GW’s Expert Finder
On Feb 1, GW’s Expert Finder launched. Expert Finder is an implementation of VIVO, a researcher discovery platform. The project is a collaboration between the Division of Information Technology and GW Libraries. As one of the software developers on the project, I want to take this opportunity to discuss some noteworthy aspects of our implementation. In particular, we have made some choices that emphasized rapidly deploying VIVO using a minimal amount of resources.
In any VIVO implementation, data is aggregated from a number of existing sources, including campus information systems, researcher information systems, and human resource systems. At GW, the majority of our data comes from Banner, our campus information system, and Lyterati, a faculty management system.
With this sort of data, various quality issues are to be expected. At GW, our data is no different. Here are some examples:
- My position is listed as “Uv Librarian FT” (a full-time librarian, I think) in “UN LIB TECH/RESEARCH SRVCS” (Gelman Library).
- My alma mater, Amherst College, has entries for: Amherst College; Amherst College, Amherst, Massachusetts; Amherst College, Amherst, MA; and Amherst College, Amherst MA. You can imagine how many variations there are for GW!
- The full citation for a journal article is “The Contraceptive Mandate and Religious Liberty. Pew Forum on Religion in Publick Life. 2013.” Notice the misspelling and lack of co-authors, issue, volume, pages, and a DOI.
VIVO implementers employ a variety of strategies to mitigate data quality issues. These strategies include:
- Fixing the existing data source so that it produces cleaner data.
- Creating a new data source. For example, many VIVO implementers also implement Symplectic Elements to provide a reliable source for faculty publications.
- Have researchers correct their own data either in the source system or directly in VIVO.
- Data cleansing and normalization, both manually performed by a person and automated by software.
More than data cleansing and normalization, many VIVO implementers also perform data enhancement. Data enhancement involves collecting additional data to improve upon the existing data. So, for example, some institutions get a complete citation for journal articles by looking them up in Crossref or disambiguate article authorship using Harvard’s Disambiguation Engine.
For GW’s implementation, we have also employed some of these strategies to mitigate data quality issues. In particular, we have:
- Worked with our partners at Entigence to make changes to Lyterati that encourage cleaner data entry by faculty.
- Placed a heavy emphasis on researchers correcting their own data in the source system.
- Created an interface for non-faculty staff to enter some of their data.
Notably absent from this list is data cleansing, normalization, or enhancements. Other than some minor fixes like the format of phone numbers, the data is loaded exactly as received from the source systems. This is deliberate, as the project charter for Expert Finder specifically excludes “cleanup of data.” The strategy of not performing data cleansing, normalization, or enhancements trades off a significant savings in resources (both for initial implementation and on an ongoing basis) for some data quality.

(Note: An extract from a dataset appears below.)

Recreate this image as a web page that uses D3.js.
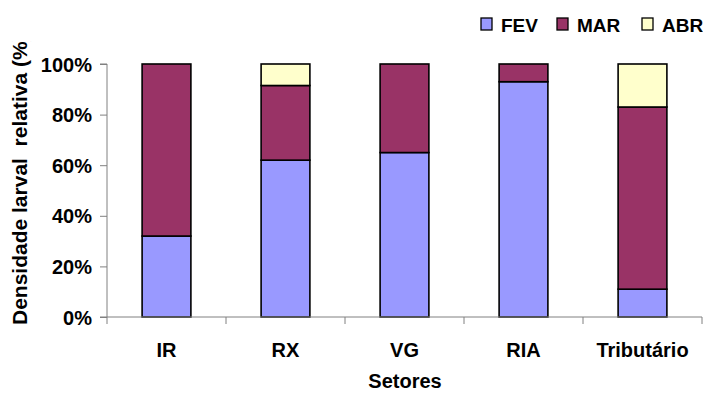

We use the strategy of suppressing some data in the VIVO interface to partially compensate for not cleaning or normalizing the data,. In particular, we remove links and lists where the less clean data would be revealed and/or prevent VIVO from working properly. So, for example, publications are listed on a researcher’s detail page, but the publications are not linked to the publication’s detail page. Also, a user can get to the list of organizations, but the lists of people, research, and events has been removed. This approach does a reasonable job of presenting the data for a researcher, but obviously at the expense of reduced functionality for discovery.
Also worth drawing attention to is our approach for non-faculty staff. GW faculty publication, education, and funding is collected in Lyterati, but there is no existing system for non-faculty staff (like us librarians). Rather than create a new system for this, we are asking non-faculty staff to create and populate ORCID records. Using orcid2vivo, we then retrieve this information using ORCID’s API and load into VIVO. The data from ORCID tends to be very high quality. For an example of a researcher detail page with data from ORCID, see https://expert.gwu.edu/display/justinlittman.
These approaches have allowed GW to rollout our Expert Finder in a relatively short timeframe (about a year) with a minimal amount of resources (part of a project manager and business analyst and a fraction of 3 software developers and a sys admin). We look forward to feedback from the GW community, as well as the opportunity to assess Expert Finder based on actual usage by users. This will allow us to make adjustments as necessary so that Expert Finder can showcase the expertise at GW and enable collaboration.